アレルギー体質で、季節の変わり目には鼻水が止まらない。あきれるほどに次から次へと出てくる鼻水に、いったいどこでこんなに大量生産されているのだろうと鼻をかみながら思う。
ということで鼻炎用のスプレーが欠かせなくなり、いつの間にかお守りのような存在になっている。外出時は常にポケットに入っており、持ってさえいれば安心という状態である。何気なくポケットをまさぐったときに、「アレがない」と忘れてしまったことに気が付いたときは手遅れ。気づいた瞬間から急に鼻水の生産が始まる。「病は気から」である。
アレルギー症状が出ているときは、いつもより嗅覚(きゅうかく)が鈍くなる。食べ物の味わいは味覚だけでなく嗅覚で感じ取る香りも大事だ。せっかくのおいしい食事も症状がつらいときは残念な感じになってしまう。
和食に付き物の漬け物は「香の物」ともいう。これは室町時代にできた言葉らしい。当時、文化人の間で大流行した香木の香りを嗅ぎ分ける「聞香(もんこう)」という遊びがあった。普段は嗅ぐ機会が少ない香木の香りを楽しむために、香りの強い漬け物を食べることで鈍った嗅覚をリセットしたらしい。聞香で使った漬け物=「香の物」ということだ。

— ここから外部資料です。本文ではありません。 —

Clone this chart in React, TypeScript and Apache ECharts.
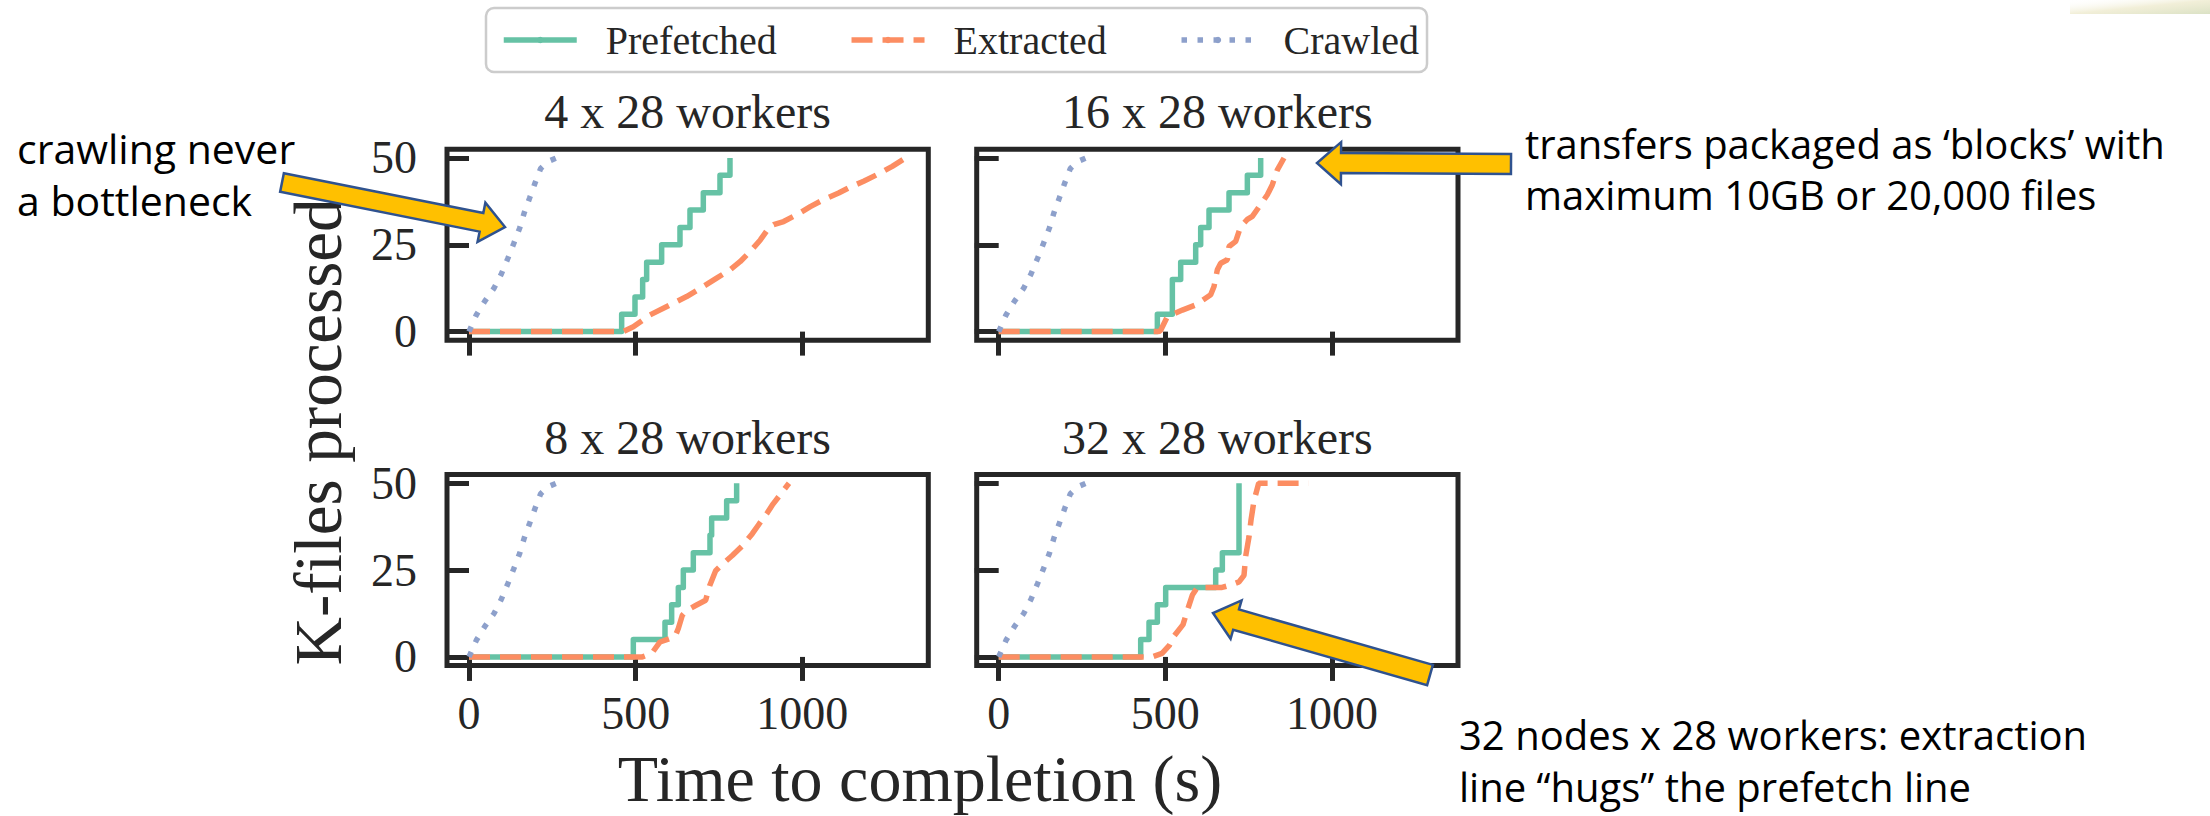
import React, { useEffect, useRef } from 'react';
import * as echarts from 'echarts';

// ---------- data ----------
const xTicks = [0, 500, 1000];
const yTicks = [0, 25, 50];
const panelTitles = ['4 x 28 workers', '16 x 28 workers', '8 x 28 workers', '32 x 28 workers'];
const seriesNames = ['Prefetched', 'Extracted', 'Crawled'];

const crawled = [[0, 0], [22, 4.8], [47, 8.7], [75, 12.5], [97, 16.6], [117, 21.2], [134, 25.3], [152, 29.8], [166, 34.3], [182, 38.5], [199, 43], [215, 47], [237, 49], [262, 50]];

const prefetched4 = [[0, 0], [458, 5], [498, 10], [521, 15], [533, 20], [578, 25], [633, 30], [663, 35], [703, 40], [753, 45], [783, 50]];
const extracted4 = [[0, 0], [463, 0], [493, 1.4], [543, 4.8], [603, 7.7], [653, 10.1], [703, 13], [743, 15.4], [783, 17.8], [814, 20.2], [844, 23.1], [874, 26.4], [899, 29.8], [914, 30.8], [944, 31.7], [984, 33.7], [1024, 36], [1064, 38], [1109, 39.9], [1139, 41.4], [1184, 43.3], [1224, 45.2], [1270, 47.6], [1310, 50]];

const prefetched16 = [[0, 0], [476, 5], [521, 15], [546, 20], [591, 25], [606, 30], [631, 35], [691, 40], [746, 45], [786, 50]];
const extracted16 = [[0, 0], [480, 0], [486, 0.4], [506, 4.3], [551, 6.2], [591, 7.7], [636, 10.6], [646, 13], [656, 17.8], [666, 19.7], [686, 20.7], [691, 24.5], [711, 26], [726, 30.3], [746, 32.3], [761, 33.2], [786, 36.6], [806, 39.4], [821, 42.3], [836, 46.6], [856, 50]];

const prefetched8 = [[0, 0], [493, 5], [588, 10], [608, 15], [628, 20], [643, 25], [673, 30], [723, 35], [728, 40], [773, 45], [803, 50]];
const extracted8 = [[0, 0], [520, 0], [548, 1], [573, 4.3], [603, 5.3], [618, 5.8], [628, 8.2], [640, 12], [653, 13.4], [680, 14.8], [710, 16.3], [722, 20.5], [740, 24.8], [760, 26.7], [790, 29.2], [820, 32], [850, 35.5], [872, 38.5], [895, 41.5], [912, 44], [940, 47.5], [960, 50]];

const prefetched32 = [[0, 0], [426, 5], [451, 10], [476, 15], [501, 20], [651, 25], [671, 30], [721, 50]];
const extracted32 = [[0, 0], [460, 0], [490, 1], [512, 3.3], [526, 6], [553, 9.3], [566, 13.4], [581, 17.8], [596, 20], [670, 20], [696, 20.7], [721, 21.6], [736, 23.5], [741, 29], [751, 34.6], [757, 39.4], [766, 45], [780, 50], [930, 50]];

const panelPrefetched = [prefetched4, prefetched16, prefetched8, prefetched32];
const panelExtracted = [extracted4, extracted16, extracted8, extracted32];

// ---------- style ----------
const INK = '#262626';
const SERIF = "'Liberation Serif', 'Times New Roman', serif";
const SANS = "'Open Sans', 'Noto Sans', sans-serif";
const GREEN = '#66c2a5';
const ORANGE = '#fc8d62';
const BLUE = '#8da0cb';
const LW = 5.5;

const gridPos = [
  { left: 447, top: 149.3 },
  { left: 976.7, top: 149.3 },
  { left: 447, top: 474.6 },
  { left: 976.7, top: 474.6 },
];
const GW = 481.3;
const GH = 191;

function arrowPoints(tail: number[], tip: number[], shaftHalf: number, headHalf: number, headLen: number) {
  const dx = tip[0] - tail[0];
  const dy = tip[1] - tail[1];
  const L = Math.hypot(dx, dy);
  const ux = dx / L, uy = dy / L;
  const px = -uy, py = ux;
  const bx = tip[0] - ux * headLen, by = tip[1] - uy * headLen;
  return [
    [tail[0] + px * shaftHalf, tail[1] + py * shaftHalf],
    [bx + px * shaftHalf, by + py * shaftHalf],
    [bx + px * headHalf, by + py * headHalf],
    [tip[0], tip[1]],
    [bx - px * headHalf, by - py * headHalf],
    [bx - px * shaftHalf, by - py * shaftHalf],
    [tail[0] - px * shaftHalf, tail[1] - py * shaftHalf],
  ];
}

function arrow(tail: number[], tip: number[], shaftHalf: number, headHalf: number, headLen: number) {
  return {
    type: 'polygon',
    z: 200,
    shape: { points: arrowPoints(tail, tip, shaftHalf, headHalf, headLen) },
    style: { fill: '#FFC000', stroke: '#2F528F', lineWidth: 2.5, lineJoin: 'miter' },
  };
}

function note(text: string, x: number, y: number, fontSize = 40) {
  return {
    type: 'text',
    z: 200,
    x,
    y,
    style: { text, fill: '#000000', fontSize, fontFamily: SANS, align: 'left', verticalAlign: 'middle' },
  };
}

function serifText(text: string, x: number, y: number, fontSize: number, rotation = 0) {
  return {
    type: 'text',
    z: 150,
    x,
    y,
    rotation,
    style: { text, fill: INK, fontSize, fontFamily: SERIF, align: 'center', verticalAlign: 'middle' },
  };
}

export default function App() {
  const ref = useRef<HTMLDivElement>(null);

  useEffect(() => {
    if (!ref.current) return;
    const chart = echarts.init(ref.current, undefined, { renderer: 'svg' });

    const grids = gridPos.map((g) => ({
      left: g.left,
      top: g.top,
      width: GW,
      height: GH,
      show: true,
      borderColor: INK,
      borderWidth: 5,
      backgroundColor: 'transparent',
      containLabel: false,
    }));

    const xAxes = gridPos.map((_, i) => ({
      type: 'value',
      gridIndex: i,
      min: -66,
      max: 1378,
      splitLine: { show: false },
      axisLine: { show: false },
      axisTick: { show: true, customValues: xTicks, length: 24, lineStyle: { color: INK, width: 5 } },
      axisLabel: {
        show: i >= 2,
        customValues: xTicks,
        formatter: (v: number) => String(v),
        fontSize: 46,
        fontFamily: SERIF,
        color: INK,
        margin: 25,
      },
    }));

    const yAxes = gridPos.map((_, i) => ({
      type: 'value',
      gridIndex: i,
      min: -2.5,
      max: 52.5,
      splitLine: { show: false },
      axisLine: { show: false },
      axisTick: { show: true, customValues: yTicks, length: 24, lineStyle: { color: INK, width: 5 } },
      axisLabel: {
        show: i % 2 === 0,
        customValues: yTicks,
        formatter: (v: number) => String(v),
        fontSize: 46,
        fontFamily: SERIF,
        color: INK,
        margin: 30,
      },
    }));

    const series: any[] = [];
    gridPos.forEach((_, i) => {
      series.push({
        type: 'line',
        name: seriesNames[0],
        xAxisIndex: i,
        yAxisIndex: i,
        data: panelPrefetched[i],
        step: 'end',
        symbol: 'none',
        silent: true,
        itemStyle: { color: GREEN },
        lineStyle: { color: GREEN, width: LW, join: 'round' },
      });
      series.push({
        type: 'line',
        name: seriesNames[1],
        xAxisIndex: i,
        yAxisIndex: i,
        data: panelExtracted[i],
        symbol: 'none',
        silent: true,
        itemStyle: { color: ORANGE },
        lineStyle: { color: ORANGE, width: LW, type: [21, 10], cap: 'butt' },
      });
      series.push({
        type: 'line',
        name: seriesNames[2],
        xAxisIndex: i,
        yAxisIndex: i,
        data: crawled,
        symbol: 'none',
        silent: true,
        itemStyle: { color: BLUE },
        lineStyle: { color: BLUE, width: LW, type: [5.5, 10.5], cap: 'butt' },
      });
    });

    const titleCenters = [
      [gridPos[0].left + GW / 2, 111.7],
      [gridPos[1].left + GW / 2, 111.7],
      [gridPos[2].left + GW / 2, 437],
      [gridPos[3].left + GW / 2, 437],
    ];

    const graphics: any[] = [
      {
        type: 'rect',
        z: 1,
        shape: { x: 2070, y: 0, width: 140, height: 14 },
        style: {
          fill: new echarts.graphic.LinearGradient(0, 0, 1, 1, [
            { offset: 0, color: 'rgba(255,255,255,0)' },
            { offset: 0.5, color: 'rgba(236,232,200,0.7)' },
            { offset: 1, color: 'rgba(214,222,190,0.9)' },
          ]),
        },
      },
      ...panelTitles.map((t, i) => serifText(t, titleCenters[i][0], titleCenters[i][1], 48)),
      serifText('Time to completion (s)', 920, 778, 66),
      serifText('K-files processed', 318, 432, 67, Math.PI / 2),
      arrow([282, 182.5], [505, 227], 9.5, 20, 24),
      arrow([1511, 164], [1317, 163], 10, 21, 24),
      arrow([1430, 675], [1213, 613], 10.5, 20, 24),
      note('crawling never', 17, 148, 41),
      note('a bottleneck', 17, 200, 41),
      note('transfers packaged as \u2018blocks\u2019 with', 1525, 143),
      note('maximum 10GB or 20,000 files', 1525, 194),
      note('32 nodes x 28 workers: extraction', 1459, 734),
      note('line \u201chugs\u201d the prefetch line', 1459, 786),
    ];

    chart.setOption({
      animation: false,
      backgroundColor: '#ffffff',
      legend: {
        data: seriesNames,
        left: 486,
        top: 8,
        orient: 'horizontal',
        itemWidth: 73,
        itemHeight: 8,
        itemGap: 72,
        padding: [12, 8, 12, 15],
        borderColor: '#cccccc',
        borderWidth: 2.5,
        borderRadius: 8,
        backgroundColor: '#ffffff',
        selectedMode: false,
        lineStyle: { width: LW },
        textStyle: { fontFamily: SERIF, fontSize: 40, color: INK, padding: [0, 0, 0, 24] },
      },
      grid: grids,
      xAxis: xAxes,
      yAxis: yAxes,
      series,
      graphic: graphics,
    });

    return () => chart.dispose();
  }, []);

  return (
    <div
      ref={ref}
      style={{ position: 'fixed', left: 0, top: 0, width: 2210, height: 816, background: '#ffffff' }}
    />
  );
}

東大寺の正倉院には「蘭奢待(らんじゃたい)」という香木がある。天下第一の名香と呼ばれ、足利義満や織田信長など時の権力者がこの香木の香りを楽しんだそうだ。織田信長は茶会でこの蘭奢待を披露したそうだが、やはり漬け物で嗅覚をリセットしたのだろうか。
※ちなみに蘭奢待の正式名称は「黄熟香(おうじゅくこう)」で蘭奢待は雅称(がしょう=雅な、おしゃれな別名)である。蘭奢待のそれぞれの3文字の漢字の中に、ある漢字が隠れているのを探してみよう。つなぎ合わせると〇〇〇になるぞ。(答えは↓)
今週から冬期講座がスタートする。嗅覚が鋭いことを指す「鼻が利く」という語は、敏感で物を見つけ出すことなどに巧みである場合にも使う。問題文をきちんと読み、鼻を利かせて解くためのポイントをきちんとつかむことが大切だ。
点差が大きく開く難問やひっかけ問題になればなるほど鼻を利かせることが大事。難問を解くヒントやひっかけようとする出題者の匂いを嗅ぎつけるのだ!